Probably not my last note on this, but quite possibly my last for today:
Kerry was not a bad candidate. There was not a magic candidate who would have gotten the Democrats 51% of the vote. Clinton didn’t win because he was from Arkansas, he won because he was an incredibly good campaigner. He might not have won this election. It’s not as if there’s any evidence that a more moderate candidate (and Kerry’s fairly moderate) would have done better.
The relevations we can draw from this election lie not in the Presidential vote, but in the way the Senate swung to the right. It’s not Kerry’s fault that the Senate Minority Leader lost (an unprecedented event). It’s not Kerry’s fault that Louisiana elected a Republican senator for the first time since 1876. Bobby Jindal, the new senator from Louisiana, is so conservative that even the Republican Party in Louisiana doesn’t like him, and his opponents were very moderate Democrats, as is always the case in Louisiana. He still won an outright majority. Truth is, the vote swung way to the right.
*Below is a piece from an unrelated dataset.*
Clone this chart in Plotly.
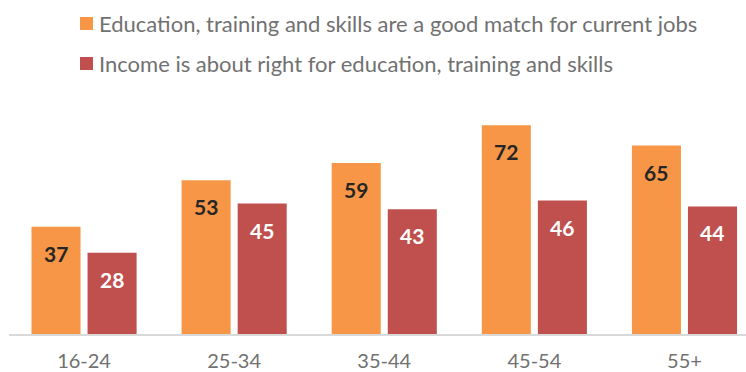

This is really hard, but it’s also really true. Most of the people who read this blog are in the minority, politically. We might get a Democratic candidate who could win an election, but he would not be the kind of guy you’d want to vote for.
Tocqueville said this about the tyranny of the majority:
In my opinion, the main evil of the present democratic institutions of the United States does not arise, as is often asserted in Europe, from their weakness, but from their irresistible strength. I am not so much alarmed at the excessive liberty which reigns in that country as at the inadequate securities which one finds there against tyranny. an individual or a party is wronged in the United States, to whom can he apply for redress? If to public opinion, public opinion constitutes the majority; if to the legislature, it represents the majority and implicitly obeys it; if to the executive power, it is appointed by the majority and serves as a passive tool in its hands. The public force consists of the majority under arms; the jury is the majority invested with the right of hearing judicial cases; and in certain states even the judges are elected by the majority. However iniquitous or absurd the measure of which you complain, you must submit to it as well as you can.
And I think he’s right. It’s the flaw of democracy and it is the reason I am not a small-d democrat. (Shock and alarm.) We are today, those of us who hoped for a Kerry victory, wearing John Rawls’ veil of ignorance. We are feeling what it means to be members of a minority in a democratic society. For the first time in quite some time, we’re finding out what it feels like to be definitively on the losing side of an election.
It stings. And here’s what we have to remember. If Kerry had won, a hundred million Americans would now be feeling the exact same way. The house, it is well and truly divided.
Now, historical perspective, cause I love that stuff. We’ve been seriously divided before. It heals. Times change. Republicans learn how to appeal to the south, Christians become politically active, Teddy Roosevelt bolts his party, FDR remakes society, that kinda thing. So it’s not as if this is necessarily going to be the end of America.
But you know, I’d be a lot happier if I could just live in a state that comes fairly close to suiting my political and social leanings without having to worry about what happens in the rest of the country. I think, too, that some of the extremes we see would balance out in this situation. It’s convenient for Texas Republicans to blame northeastern liberals for their problems; politics might get more moderate down there without the bugaboos. Or not, but in the final analysis, I think it’s Texas’ problem who they elect.
Yours for a loose confederation of states, affiliated for mutual self-defense and trade. I think I’ll call it the American Union.